A play against the Ugly Mugs

By Pia White

Play review by Pia White

Ugly Mugs | Peta Brady | Malthouse Theatre

It is indicative of the confronting subject matter of Ugly Mugs that the first lines of the piece are delivered by a dead woman.

The play, directed by Marion Potts does not shy away from its themes of violence against, and degradation of, sex workers, yet handles them with both boldness and compassion.

The play centres around two intertwined narratives involving four unnamed characters. The first is the touching and humorous exchange between a deceased sex worker (Peta Brady) and the coroner (Steve Le Marquand) preparing her body for autopsy. The second follows an encounter between two teenagers (Harry Borland and Sara West) who meet in a park.

Peta Brady wrote and stars in Ugly Mugs, which takes its name from a publication complied by Melbourne sex workers to warn others of dangerous, violent or otherwise unseemly “mugs.” The story was inspired by Brady’s experiences working as a drug and safety officer, and informed by the death of her friend and St Kilda sex worker, Tracy Connelly in July last year.

Arguably the play’s most effective technique is the symbolic parallel between the pervasive undermining of sex workers’ bodily autonomy and the right of access that the coroner has to Brady’s character’s body …

Elements of Tracy’s story are evident during the play.  At one point, Brady’s character excitedly enquires as to what sort of fanfare her death has evoked, only to be informed that there was no march in the streets, no extensive media coverage, only a modest tribute wall near where she worked. This echoes commentary discussing the problematic media treatment of Tracey’s murder, particularly in contrast to the coverage of Jill Meagher’s death the year before.

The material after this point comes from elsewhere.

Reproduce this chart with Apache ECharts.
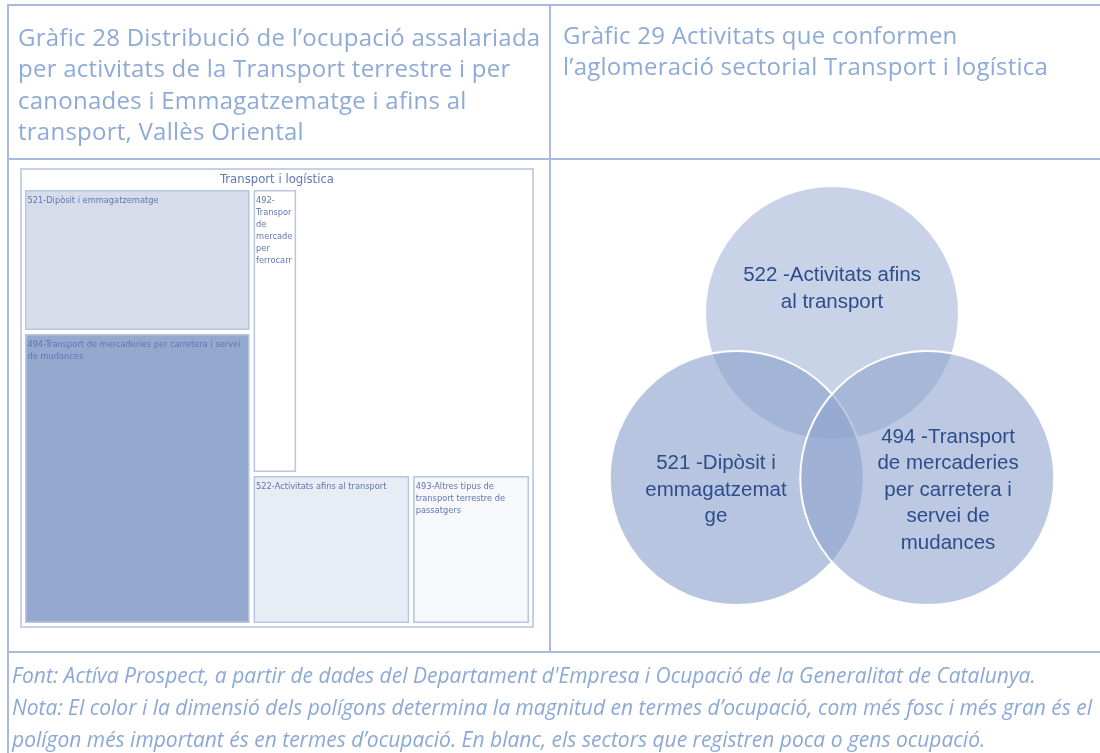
<!DOCTYPE html>
<html>
<head>
<meta charset="utf-8">
<title>Transport i logística</title>
<script src="https://cdn.jsdelivr.net/npm/echarts@6/dist/echarts.min.js"></script>
<style>
    html, body {
        margin: 0;
        padding: 0;
        width: 1100px;
        height: 753px;
        overflow: hidden;
        background: #fff;
    }
    #main {
        position: absolute;
        left: 0;
        top: 0;
        width: 1100px;
        height: 753px;
    }
    .rule {
        position: absolute;
        background: #a9badf;
    }
    .hdr {
        position: absolute;
        font-family: "Open Sans", Lato, sans-serif;
        font-size: 24px;
        letter-spacing: 0.25px;
        line-height: 31.3px;
        color: #8eaad7;
        white-space: nowrap;
    }
    .note {
        position: absolute;
        left: 12px;
        font-family: "Open Sans", Lato, sans-serif;
        font-style: italic;
        font-size: 21px;
        line-height: 32px;
        color: #8ca8d6;
        white-space: nowrap;
    }
</style>
</head>
<body>
<div id="main"></div>

<!-- table lines -->
<div class="rule" style="left:7px;top:4px;width:1093px;height:2px"></div>
<div class="rule" style="left:7px;top:4px;width:2px;height:749px"></div>
<div class="rule" style="left:7px;top:158px;width:1093px;height:2px"></div>
<div class="rule" style="left:549px;top:4px;width:2px;height:648px"></div>
<div class="rule" style="left:7px;top:651px;width:1093px;height:2px"></div>

<div class="hdr" style="left:18px;top:21px">Gràfic 28 Distribució de l’ocupació assalariada<br>per activitats de la Transport terrestre i per<br>canonades i Emmagatzematge i afins al<br>transport, Vallès Oriental</div>
<div class="hdr" style="left:563px;top:19px">Gràfic 29 Activitats que conformen<br>l’aglomeració sectorial Transport i logística</div>

<div class="note" style="top:659px">Font: Actíva Prospect, a partir de dades del Departament d'Empresa i Ocupació de la Generalitat de Catalunya.</div>
<div class="note" style="top:691px">Nota: El color i la dimensió dels polígons determina la magnitud en termes d’ocupació, com més fosc i més gran és el</div>
<div class="note" style="top:723px">polígon més important és en termes d’ocupació. En blanc, els sectors que registren poca o gens ocupació.</div>

<script>
    // treemap (Gràfic 28) - order kept as in the original layout
    var tmRoot = 'Transport i logística';
    var tmNames = [
        '521-Dipòsit i emmagatzematge',
        '494-Transport de mercaderies per carretera i servei de mudances',
        '492-Transport de mercaderies per ferrocarril',
        '',
        '522-Activitats afins al transport',
        '493-Altres tipus de transport terrestre de passatgers'
    ];
    // relative occupation, read from the area of each box
    var tmValues = [329, 670, 133, 666, 241, 181];
    var tmFill = ['#d6dcea', '#95a9cf', '#ffffff', '#ffffff', '#e8ecf5', '#f6f8fc'];

    // venn (Gràfic 29)
    var vennSets = [
        '522 -Activitats afins\nal transport',
        '521 -Dipòsit i\nemmagatzemat\nge',
        '494 -Transport\nde mercaderies\nper carretera i\nservei de\nmudances'
    ];
    var vennFill = ['rgba(143,164,206,0.48)', 'rgba(143,164,206,0.64)', 'rgba(143,164,206,0.59)'];

    var VENN_R = 127, VENN_D = 110, TEXT_D = 134;
    var VENN_CX = 281, VENN_CY = 263;
    var angles = [-90, 150, 30];

    var circleData = [], textData = [];
    angles.forEach(function (a, i) {
        var rad = a * Math.PI / 180;
        circleData.push([VENN_CX + VENN_D * Math.cos(rad), VENN_CY + VENN_D * Math.sin(rad), i]);
        textData.push([VENN_CX + TEXT_D * Math.cos(rad), VENN_CY + TEXT_D * Math.sin(rad), i]);
    });

    var labelFont = '"Liberation Sans Narrow", "DejaVu Sans Condensed", sans-serif';

    var tmChildren = tmNames.map(function (n, i) {
        var item = {name: n, value: tmValues[i], itemStyle: {color: tmFill[i]}};
        if (n === '') {
            item.itemStyle.borderColor = '#ffffff';
        }
        // narrow box: one word per line, cut at the edge
        if (i === 2) {
            item.label = {
                overflow: 'truncate',
                ellipsis: '',
                formatter: function (p) {
                    return p.name.replace('-', '-\n').replace(/ /g, '\n');
                }
            };
        }
        return item;
    });

    var chart = echarts.init(document.getElementById('main'));
    chart.setOption({
        animation: false,
        grid: {left: 551, top: 160, width: 549, height: 492},
        xAxis: {type: 'value', min: 0, max: 549, show: false},
        yAxis: {type: 'value', min: 0, max: 492, inverse: true, show: false},
        series: [
            {
                type: 'treemap',
                left: 20,
                top: 168,
                width: 514,
                height: 460,
                sort: false,
                roam: false,
                nodeClick: false,
                breadcrumb: {show: false},
                silent: true,
                levels: [
                    {
                        itemStyle: {borderWidth: 2, borderColor: '#c6d1e8', color: '#fff', gapWidth: 0}
                    },
                    {
                        itemStyle: {borderWidth: 3, borderColor: '#fff', color: '#fff', gapWidth: 4},
                        upperLabel: {
                            show: true,
                            height: 20,
                            position: 'inside',
                            color: '#6078b3',
                            fontSize: 13,
                            fontFamily: labelFont
                        }
                    },
                    {
                        itemStyle: {borderWidth: 1.5, borderColor: '#b9c6e1', gapWidth: 0},
                        label: {
                            show: true,
                            position: 'insideTopLeft',
                            color: '#5f77b2',
                            fontSize: 9.2,
                            lineHeight: 12,
                            fontFamily: labelFont,
                            overflow: 'break',
                            padding: [3, 1]
                        }
                    }
                ],
                data: [{name: tmRoot, children: tmChildren}]
            },
            {
                type: 'custom',
                coordinateSystem: 'cartesian2d',
                silent: true,
                clip: false,
                data: circleData,
                renderItem: function (params, api) {
                    var c = api.coord([api.value(0), api.value(1)]);
                    var r = api.size([VENN_R, 0])[0];
                    return {
                        type: 'circle',
                        shape: {cx: c[0], cy: c[1], r: r},
                        style: {fill: vennFill[params.dataIndex], stroke: '#ffffff', lineWidth: 2}
                    };
                }
            },
            {
                type: 'custom',
                coordinateSystem: 'cartesian2d',
                silent: true,
                clip: false,
                data: textData,
                renderItem: function (params, api) {
                    var c = api.coord([api.value(0), api.value(1)]);
                    return {
                        type: 'text',
                        x: c[0],
                        y: c[1],
                        style: {
                            text: vennSets[params.dataIndex],
                            align: 'center',
                            verticalAlign: 'middle',
                            fontSize: 20.5,
                            lineHeight: 26.5,
                            fontFamily: '"Liberation Sans", Arial, sans-serif',
                            fill: '#2f4c8b'
                        }
                    };
                }
            }
        ]
    });
</script>
</body>
</html>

Woven throughout the play are references to the societal attitudes and stigmas surrounding sex work. The central theme is clearly the continued perpetration of violence against sex workers. This is never more overtly conveyed than when the coroner reads entries from the “ugly mugs” pamphlet that he finds wedged in Brady’s character’s boot.  The stories are harrowing and the detached style in which they are written serves to underline what a commonplace fixture these incidents are for many sex workers. However, the play also touches on questions of consent, bodily autonomy and stereotyping.

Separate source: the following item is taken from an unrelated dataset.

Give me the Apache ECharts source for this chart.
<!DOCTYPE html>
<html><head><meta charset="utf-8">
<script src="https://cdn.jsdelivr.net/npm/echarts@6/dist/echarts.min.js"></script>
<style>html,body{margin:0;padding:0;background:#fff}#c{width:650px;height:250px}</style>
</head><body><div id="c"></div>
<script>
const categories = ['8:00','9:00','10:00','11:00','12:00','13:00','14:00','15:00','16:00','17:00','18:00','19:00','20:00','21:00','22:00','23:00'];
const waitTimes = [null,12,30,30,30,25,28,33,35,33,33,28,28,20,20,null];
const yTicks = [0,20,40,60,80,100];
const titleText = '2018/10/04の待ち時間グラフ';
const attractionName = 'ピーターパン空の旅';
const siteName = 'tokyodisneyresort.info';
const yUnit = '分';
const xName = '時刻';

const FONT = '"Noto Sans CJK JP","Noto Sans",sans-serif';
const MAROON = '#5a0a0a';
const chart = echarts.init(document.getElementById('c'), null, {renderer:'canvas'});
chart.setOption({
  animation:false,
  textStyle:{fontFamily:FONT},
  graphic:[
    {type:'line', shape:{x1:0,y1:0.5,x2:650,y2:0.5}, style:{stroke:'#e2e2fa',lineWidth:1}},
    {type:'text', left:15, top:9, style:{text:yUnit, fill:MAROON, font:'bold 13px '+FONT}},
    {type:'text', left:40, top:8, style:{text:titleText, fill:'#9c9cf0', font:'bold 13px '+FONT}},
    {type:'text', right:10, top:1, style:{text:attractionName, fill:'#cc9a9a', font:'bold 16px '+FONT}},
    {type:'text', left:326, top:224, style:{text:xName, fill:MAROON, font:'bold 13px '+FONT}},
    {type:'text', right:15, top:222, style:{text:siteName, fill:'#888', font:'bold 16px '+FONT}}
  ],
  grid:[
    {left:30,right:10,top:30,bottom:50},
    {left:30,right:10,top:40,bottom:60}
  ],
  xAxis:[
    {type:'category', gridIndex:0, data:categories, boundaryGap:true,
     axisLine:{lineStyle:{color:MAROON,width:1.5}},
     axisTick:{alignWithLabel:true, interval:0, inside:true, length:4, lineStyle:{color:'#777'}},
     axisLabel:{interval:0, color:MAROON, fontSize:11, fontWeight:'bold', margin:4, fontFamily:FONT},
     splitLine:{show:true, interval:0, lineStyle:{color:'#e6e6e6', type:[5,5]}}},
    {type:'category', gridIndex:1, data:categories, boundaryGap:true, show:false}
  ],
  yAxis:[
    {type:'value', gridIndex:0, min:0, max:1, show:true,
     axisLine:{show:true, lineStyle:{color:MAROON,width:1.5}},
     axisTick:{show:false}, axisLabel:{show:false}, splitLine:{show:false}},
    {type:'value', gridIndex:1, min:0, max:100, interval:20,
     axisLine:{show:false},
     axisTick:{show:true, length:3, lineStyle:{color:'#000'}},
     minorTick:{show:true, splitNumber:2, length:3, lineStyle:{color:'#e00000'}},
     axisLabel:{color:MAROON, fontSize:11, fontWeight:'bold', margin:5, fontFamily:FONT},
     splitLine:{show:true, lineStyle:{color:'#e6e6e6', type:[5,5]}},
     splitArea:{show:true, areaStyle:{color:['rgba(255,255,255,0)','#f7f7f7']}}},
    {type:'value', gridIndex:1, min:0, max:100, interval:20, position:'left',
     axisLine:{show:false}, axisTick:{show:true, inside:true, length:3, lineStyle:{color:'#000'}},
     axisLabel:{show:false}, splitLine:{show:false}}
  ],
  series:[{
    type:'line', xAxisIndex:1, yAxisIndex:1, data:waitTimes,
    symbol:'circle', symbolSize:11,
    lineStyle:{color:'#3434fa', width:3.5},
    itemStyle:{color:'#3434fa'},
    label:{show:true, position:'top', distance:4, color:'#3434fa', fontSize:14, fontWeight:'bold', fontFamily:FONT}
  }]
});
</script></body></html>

In one scene, Brady’s character recounts assumptions made as to her neglectful parenting and drug use, which arguably would not have been made if not for her profession. The prejudices that tend to be projected onto sex workers are more evident when juxtaposed with the unquestionably naïve, but forgivable assumption that West’s character makes about scratch marks inside a mug’s car being left there by a puppy. In another, Brady’s character makes a passing reference to a boy who sold his kidney for an iPad. It is not hard to imagine that such a news story would be the subject of incredulity, but not the disparagement and judgement reserved for people who use their body to sell a service.

Arguably the play’s most effective technique is the symbolic parallel between the pervasive undermining of sex workers’ bodily autonomy and the right of access that the coroner has to Brady’s character’s body after her passing. At one point the coroner describes the incision he needs to make in order to examine her organs and she retorts, “What, don’t I get a say?”  This is clearly reminiscent of the attitude of a certain few that sex workers have relinquished their control over their own bodies by virtue of their chosen profession.

When the murderous “mug” finally makes an appearance, the vitriol he spouts about the “hard rubbish” he is cleaning off the streets seems designed less to reductively demonise an undoubtedly repugnant character, and more to encourage audience reflection on the enduring and harmful way society often views and dismisses sex workers.

Ugly Mugs is playing at the Malthouse Theatre in Melbourne until 7 June 2014.